Output exactly the lines from the first line of the records below through the line containing "6.4, 5.7, 4.85, 3.5, 2.75, 2.5, 2.45, 2.45, 2.6, 2.8]", both included, leaving out any pictures.
^^^^
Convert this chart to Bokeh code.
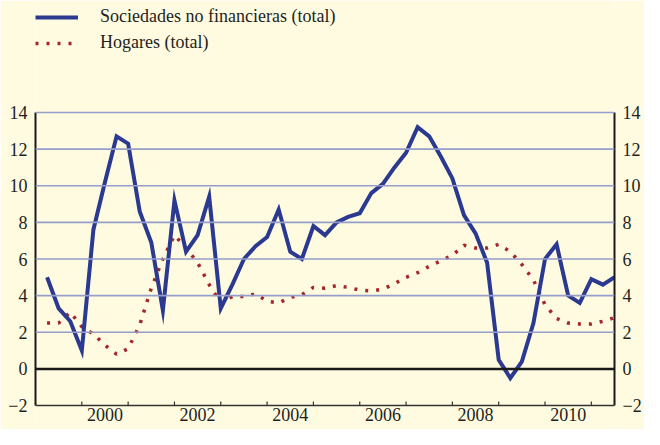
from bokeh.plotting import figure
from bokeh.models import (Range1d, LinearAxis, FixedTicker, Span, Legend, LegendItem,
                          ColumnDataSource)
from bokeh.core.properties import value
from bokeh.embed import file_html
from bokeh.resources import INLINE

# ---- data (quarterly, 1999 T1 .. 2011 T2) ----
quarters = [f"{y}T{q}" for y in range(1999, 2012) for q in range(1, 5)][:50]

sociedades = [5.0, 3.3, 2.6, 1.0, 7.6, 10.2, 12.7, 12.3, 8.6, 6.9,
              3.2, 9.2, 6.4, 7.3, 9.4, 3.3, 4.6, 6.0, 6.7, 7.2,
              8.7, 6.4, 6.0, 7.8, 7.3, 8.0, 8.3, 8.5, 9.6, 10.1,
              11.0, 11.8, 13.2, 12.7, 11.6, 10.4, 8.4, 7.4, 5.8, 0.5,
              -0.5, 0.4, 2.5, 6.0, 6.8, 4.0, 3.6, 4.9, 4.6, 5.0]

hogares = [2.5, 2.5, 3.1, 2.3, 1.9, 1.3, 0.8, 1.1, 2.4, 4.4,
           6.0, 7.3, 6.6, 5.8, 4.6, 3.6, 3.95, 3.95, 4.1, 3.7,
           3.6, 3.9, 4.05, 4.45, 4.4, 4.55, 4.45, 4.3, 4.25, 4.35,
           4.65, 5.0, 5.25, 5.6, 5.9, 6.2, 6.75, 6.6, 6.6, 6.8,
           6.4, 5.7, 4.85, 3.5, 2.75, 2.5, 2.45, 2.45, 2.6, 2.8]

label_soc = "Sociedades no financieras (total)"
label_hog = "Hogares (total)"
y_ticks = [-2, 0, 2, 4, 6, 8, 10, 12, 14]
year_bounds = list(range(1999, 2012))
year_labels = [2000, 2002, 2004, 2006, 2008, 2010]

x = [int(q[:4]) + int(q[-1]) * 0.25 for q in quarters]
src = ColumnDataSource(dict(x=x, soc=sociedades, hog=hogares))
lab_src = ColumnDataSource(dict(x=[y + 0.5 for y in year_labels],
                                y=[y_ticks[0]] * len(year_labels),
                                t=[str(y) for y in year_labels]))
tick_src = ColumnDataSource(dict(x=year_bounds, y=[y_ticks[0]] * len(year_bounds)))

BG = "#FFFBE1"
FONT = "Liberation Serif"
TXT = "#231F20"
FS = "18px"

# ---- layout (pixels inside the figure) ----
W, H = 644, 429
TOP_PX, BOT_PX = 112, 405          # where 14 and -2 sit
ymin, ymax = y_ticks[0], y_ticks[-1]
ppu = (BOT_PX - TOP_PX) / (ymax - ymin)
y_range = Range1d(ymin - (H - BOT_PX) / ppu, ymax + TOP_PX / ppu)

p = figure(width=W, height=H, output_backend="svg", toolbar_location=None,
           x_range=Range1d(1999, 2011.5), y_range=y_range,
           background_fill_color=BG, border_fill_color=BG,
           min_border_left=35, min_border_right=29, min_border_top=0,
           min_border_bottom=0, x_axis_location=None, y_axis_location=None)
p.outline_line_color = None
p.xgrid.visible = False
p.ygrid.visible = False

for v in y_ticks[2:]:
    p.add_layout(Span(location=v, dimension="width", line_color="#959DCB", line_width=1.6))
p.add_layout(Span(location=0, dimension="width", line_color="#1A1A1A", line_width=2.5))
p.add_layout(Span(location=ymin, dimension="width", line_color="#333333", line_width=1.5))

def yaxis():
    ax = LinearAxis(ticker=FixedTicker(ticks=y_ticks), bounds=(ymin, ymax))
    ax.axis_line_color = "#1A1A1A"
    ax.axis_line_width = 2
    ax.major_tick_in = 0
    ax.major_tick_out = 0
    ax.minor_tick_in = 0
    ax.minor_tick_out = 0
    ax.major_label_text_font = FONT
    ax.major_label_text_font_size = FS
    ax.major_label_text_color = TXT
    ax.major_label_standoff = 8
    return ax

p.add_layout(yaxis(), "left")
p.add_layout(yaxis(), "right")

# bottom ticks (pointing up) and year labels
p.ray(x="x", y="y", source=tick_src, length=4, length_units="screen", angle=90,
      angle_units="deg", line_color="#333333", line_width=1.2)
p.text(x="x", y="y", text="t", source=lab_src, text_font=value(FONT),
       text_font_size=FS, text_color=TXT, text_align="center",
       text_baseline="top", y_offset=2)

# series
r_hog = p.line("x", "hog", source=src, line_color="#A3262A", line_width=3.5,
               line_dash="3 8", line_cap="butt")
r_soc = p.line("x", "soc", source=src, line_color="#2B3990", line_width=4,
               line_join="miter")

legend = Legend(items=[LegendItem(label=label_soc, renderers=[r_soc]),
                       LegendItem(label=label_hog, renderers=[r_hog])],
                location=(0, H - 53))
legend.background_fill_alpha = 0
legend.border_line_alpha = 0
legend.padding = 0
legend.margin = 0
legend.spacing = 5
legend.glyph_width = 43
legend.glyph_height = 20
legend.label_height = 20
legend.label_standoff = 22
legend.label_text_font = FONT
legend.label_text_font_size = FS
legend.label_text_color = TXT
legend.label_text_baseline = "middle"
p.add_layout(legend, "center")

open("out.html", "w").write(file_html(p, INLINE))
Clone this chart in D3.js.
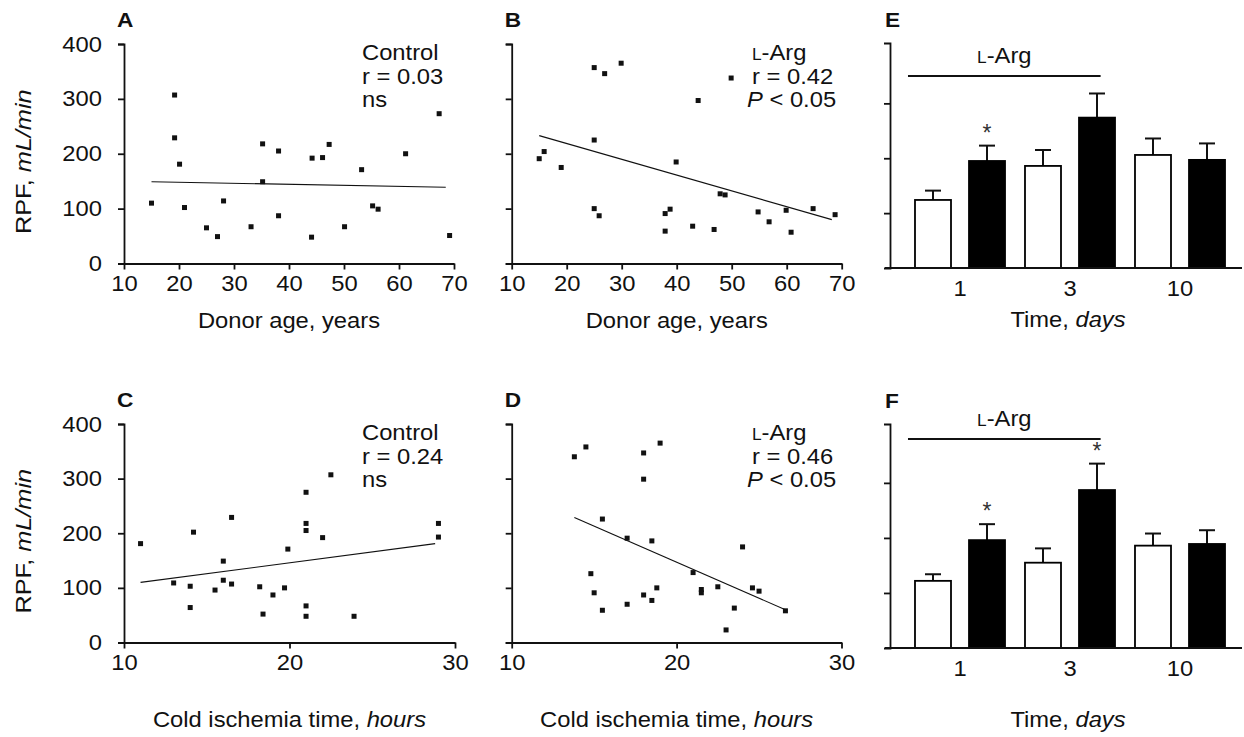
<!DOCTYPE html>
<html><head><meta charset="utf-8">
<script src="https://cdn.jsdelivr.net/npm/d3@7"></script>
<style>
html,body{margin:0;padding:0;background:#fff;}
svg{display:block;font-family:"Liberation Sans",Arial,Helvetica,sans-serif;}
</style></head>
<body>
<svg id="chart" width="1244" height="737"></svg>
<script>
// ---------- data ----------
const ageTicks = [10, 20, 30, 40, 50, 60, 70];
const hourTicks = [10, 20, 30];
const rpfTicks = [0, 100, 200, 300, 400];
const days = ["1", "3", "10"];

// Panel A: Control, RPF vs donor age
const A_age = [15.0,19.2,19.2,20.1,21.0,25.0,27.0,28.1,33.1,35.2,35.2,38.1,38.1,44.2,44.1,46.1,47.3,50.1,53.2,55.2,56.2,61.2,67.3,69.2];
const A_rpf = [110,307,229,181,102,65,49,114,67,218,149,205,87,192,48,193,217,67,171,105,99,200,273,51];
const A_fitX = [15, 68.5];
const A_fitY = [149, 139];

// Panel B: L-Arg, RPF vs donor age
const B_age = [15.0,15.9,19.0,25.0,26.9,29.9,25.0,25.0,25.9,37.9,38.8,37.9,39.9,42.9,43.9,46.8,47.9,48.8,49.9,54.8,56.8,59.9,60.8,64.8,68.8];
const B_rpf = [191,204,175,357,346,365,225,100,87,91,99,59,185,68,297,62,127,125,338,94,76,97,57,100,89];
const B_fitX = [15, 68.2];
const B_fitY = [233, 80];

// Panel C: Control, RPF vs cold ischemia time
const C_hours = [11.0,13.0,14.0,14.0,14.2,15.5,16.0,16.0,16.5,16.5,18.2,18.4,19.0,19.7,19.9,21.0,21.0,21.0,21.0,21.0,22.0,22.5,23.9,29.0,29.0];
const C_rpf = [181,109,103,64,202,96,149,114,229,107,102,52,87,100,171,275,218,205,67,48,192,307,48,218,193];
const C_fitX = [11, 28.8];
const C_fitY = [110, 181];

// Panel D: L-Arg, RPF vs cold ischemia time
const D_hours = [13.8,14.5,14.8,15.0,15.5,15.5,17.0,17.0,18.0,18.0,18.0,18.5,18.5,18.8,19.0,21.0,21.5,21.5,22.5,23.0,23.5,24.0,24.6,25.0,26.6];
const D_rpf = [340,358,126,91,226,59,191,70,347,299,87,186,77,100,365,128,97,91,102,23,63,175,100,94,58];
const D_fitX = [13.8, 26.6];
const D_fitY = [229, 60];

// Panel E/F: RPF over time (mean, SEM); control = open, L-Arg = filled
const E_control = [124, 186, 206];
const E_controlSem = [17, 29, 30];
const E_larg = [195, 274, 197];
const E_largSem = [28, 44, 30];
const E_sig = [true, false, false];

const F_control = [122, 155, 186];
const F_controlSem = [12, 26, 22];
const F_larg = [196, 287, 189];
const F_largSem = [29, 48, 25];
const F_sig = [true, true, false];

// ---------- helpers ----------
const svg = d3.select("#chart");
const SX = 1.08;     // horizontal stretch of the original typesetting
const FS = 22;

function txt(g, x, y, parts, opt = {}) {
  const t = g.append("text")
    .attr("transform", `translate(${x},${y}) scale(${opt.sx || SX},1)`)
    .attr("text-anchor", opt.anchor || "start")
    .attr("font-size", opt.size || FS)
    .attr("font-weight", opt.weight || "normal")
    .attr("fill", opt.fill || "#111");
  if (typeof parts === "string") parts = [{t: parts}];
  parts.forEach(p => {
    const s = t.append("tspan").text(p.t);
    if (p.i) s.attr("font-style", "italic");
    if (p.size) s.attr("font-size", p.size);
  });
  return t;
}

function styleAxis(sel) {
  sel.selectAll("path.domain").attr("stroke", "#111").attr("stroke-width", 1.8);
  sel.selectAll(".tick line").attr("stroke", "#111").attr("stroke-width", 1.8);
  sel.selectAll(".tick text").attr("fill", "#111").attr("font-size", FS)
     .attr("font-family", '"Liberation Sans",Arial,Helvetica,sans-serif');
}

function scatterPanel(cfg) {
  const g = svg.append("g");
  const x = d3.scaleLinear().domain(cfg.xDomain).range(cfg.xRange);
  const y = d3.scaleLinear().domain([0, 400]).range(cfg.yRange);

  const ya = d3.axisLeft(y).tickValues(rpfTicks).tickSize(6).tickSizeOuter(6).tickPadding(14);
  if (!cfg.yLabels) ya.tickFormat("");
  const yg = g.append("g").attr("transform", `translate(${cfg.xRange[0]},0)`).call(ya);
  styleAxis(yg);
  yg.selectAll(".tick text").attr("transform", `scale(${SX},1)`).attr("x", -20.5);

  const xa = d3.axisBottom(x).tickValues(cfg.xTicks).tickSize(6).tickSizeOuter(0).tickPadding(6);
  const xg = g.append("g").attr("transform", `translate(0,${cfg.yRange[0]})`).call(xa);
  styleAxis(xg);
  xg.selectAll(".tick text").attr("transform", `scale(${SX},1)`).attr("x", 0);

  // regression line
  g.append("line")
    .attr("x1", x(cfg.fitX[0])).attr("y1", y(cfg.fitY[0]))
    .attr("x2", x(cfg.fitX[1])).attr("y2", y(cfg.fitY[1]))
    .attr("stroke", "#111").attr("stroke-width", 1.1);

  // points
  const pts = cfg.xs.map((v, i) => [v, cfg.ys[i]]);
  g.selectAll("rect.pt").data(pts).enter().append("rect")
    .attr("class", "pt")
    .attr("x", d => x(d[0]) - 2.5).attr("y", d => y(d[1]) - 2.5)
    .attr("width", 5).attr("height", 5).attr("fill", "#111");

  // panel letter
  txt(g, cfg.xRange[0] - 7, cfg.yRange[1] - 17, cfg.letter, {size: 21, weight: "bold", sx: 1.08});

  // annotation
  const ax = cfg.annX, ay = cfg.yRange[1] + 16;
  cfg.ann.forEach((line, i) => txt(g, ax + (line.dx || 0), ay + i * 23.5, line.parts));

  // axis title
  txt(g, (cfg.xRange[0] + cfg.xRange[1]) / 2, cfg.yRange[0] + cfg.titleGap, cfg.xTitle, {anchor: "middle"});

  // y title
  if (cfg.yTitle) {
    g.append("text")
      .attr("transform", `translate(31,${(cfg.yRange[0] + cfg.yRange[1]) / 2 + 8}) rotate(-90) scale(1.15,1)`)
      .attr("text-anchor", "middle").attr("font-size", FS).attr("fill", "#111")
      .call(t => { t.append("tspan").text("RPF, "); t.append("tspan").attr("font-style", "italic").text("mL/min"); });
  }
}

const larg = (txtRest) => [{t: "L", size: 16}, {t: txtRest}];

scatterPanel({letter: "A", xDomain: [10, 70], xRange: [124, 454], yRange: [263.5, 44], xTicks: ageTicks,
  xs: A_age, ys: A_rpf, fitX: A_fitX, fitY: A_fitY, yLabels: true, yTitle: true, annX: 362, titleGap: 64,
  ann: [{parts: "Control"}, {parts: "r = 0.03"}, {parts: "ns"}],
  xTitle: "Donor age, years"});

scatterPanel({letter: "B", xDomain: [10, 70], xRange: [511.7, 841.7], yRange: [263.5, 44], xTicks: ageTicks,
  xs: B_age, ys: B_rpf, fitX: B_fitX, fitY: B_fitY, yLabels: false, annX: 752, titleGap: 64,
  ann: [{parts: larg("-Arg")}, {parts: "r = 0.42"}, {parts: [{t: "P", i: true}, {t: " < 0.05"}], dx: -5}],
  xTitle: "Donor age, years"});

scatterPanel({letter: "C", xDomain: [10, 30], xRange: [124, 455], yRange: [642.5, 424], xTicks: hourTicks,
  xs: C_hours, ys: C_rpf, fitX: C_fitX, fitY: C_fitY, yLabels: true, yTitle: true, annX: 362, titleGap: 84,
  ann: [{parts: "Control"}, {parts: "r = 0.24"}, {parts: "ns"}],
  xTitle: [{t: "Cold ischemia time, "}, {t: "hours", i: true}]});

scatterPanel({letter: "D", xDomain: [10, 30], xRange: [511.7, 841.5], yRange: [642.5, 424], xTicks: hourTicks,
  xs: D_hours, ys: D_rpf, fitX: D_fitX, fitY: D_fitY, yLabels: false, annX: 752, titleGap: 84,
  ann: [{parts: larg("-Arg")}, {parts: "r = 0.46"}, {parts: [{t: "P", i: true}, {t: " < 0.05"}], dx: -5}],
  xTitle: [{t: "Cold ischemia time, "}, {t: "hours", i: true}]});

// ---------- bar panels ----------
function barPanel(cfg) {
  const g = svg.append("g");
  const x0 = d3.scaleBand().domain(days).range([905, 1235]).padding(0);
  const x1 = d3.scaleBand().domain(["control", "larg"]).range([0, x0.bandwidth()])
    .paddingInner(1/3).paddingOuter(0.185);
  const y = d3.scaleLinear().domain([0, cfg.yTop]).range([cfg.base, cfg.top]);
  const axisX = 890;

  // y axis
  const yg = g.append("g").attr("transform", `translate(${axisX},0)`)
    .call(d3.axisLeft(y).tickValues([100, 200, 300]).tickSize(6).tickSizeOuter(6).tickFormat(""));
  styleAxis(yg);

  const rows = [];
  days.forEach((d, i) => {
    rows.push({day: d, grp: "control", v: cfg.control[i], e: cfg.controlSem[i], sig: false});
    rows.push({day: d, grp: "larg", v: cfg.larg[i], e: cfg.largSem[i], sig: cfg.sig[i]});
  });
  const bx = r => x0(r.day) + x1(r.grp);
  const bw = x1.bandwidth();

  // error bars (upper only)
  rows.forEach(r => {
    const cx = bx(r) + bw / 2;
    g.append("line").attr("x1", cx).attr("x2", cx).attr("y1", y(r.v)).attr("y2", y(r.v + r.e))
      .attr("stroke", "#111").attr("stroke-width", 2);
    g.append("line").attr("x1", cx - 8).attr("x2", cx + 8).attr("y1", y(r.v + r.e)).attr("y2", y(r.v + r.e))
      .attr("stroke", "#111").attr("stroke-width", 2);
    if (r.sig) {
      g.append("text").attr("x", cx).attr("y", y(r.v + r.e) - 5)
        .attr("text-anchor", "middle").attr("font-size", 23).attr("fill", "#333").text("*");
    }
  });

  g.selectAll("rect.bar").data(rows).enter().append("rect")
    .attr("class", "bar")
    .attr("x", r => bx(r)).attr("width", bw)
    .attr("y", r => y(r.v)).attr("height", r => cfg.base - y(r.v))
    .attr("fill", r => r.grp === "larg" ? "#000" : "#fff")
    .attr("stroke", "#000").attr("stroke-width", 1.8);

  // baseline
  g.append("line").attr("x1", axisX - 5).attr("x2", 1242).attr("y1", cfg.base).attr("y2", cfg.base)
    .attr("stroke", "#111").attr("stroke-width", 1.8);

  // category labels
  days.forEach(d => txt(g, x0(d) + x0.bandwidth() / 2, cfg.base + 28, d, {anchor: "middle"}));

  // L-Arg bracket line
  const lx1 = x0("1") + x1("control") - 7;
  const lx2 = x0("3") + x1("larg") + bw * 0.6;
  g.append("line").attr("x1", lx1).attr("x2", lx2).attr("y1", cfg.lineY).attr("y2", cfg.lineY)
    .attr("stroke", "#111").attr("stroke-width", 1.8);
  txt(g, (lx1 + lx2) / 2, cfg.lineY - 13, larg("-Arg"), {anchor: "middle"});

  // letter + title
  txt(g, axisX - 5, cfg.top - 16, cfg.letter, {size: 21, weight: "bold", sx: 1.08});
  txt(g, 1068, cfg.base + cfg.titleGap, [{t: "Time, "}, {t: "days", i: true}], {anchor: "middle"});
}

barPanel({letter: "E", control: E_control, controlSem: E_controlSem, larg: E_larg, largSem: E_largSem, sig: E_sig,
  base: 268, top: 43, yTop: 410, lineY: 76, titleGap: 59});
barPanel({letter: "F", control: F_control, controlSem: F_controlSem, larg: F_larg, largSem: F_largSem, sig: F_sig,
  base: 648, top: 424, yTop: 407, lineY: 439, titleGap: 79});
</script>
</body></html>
^^^^
* _Task response_:
Convert this chart to Bokeh code.
from bokeh.plotting import figure
from bokeh.models import (Range1d, LinearAxis, FixedTicker, Span, Legend, LegendItem,
                          ColumnDataSource)
from bokeh.core.properties import value
from bokeh.embed import file_html
from bokeh.resources import INLINE

# ---- data (quarterly, 1999 T1 .. 2011 T2) ----
quarters = [f"{y}T{q}" for y in range(1999, 2012) for q in range(1, 5)][:50]

sociedades = [5.0, 3.3, 2.6, 1.0, 7.6, 10.2, 12.7, 12.3, 8.6, 6.9,
              3.2, 9.2, 6.4, 7.3, 9.4, 3.3, 4.6, 6.0, 6.7, 7.2,
              8.7, 6.4, 6.0, 7.8, 7.3, 8.0, 8.3, 8.5, 9.6, 10.1,
              11.0, 11.8, 13.2, 12.7, 11.6, 10.4, 8.4, 7.4, 5.8, 0.5,
              -0.5, 0.4, 2.5, 6.0, 6.8, 4.0, 3.6, 4.9, 4.6, 5.0]

hogares = [2.5, 2.5, 3.1, 2.3, 1.9, 1.3, 0.8, 1.1, 2.4, 4.4,
           6.0, 7.3, 6.6, 5.8, 4.6, 3.6, 3.95, 3.95, 4.1, 3.7,
           3.6, 3.9, 4.05, 4.45, 4.4, 4.55, 4.45, 4.3, 4.25, 4.35,
           4.65, 5.0, 5.25, 5.6, 5.9, 6.2, 6.75, 6.6, 6.6, 6.8,
           6.4, 5.7, 4.85, 3.5, 2.75, 2.5, 2.45, 2.45, 2.6, 2.8]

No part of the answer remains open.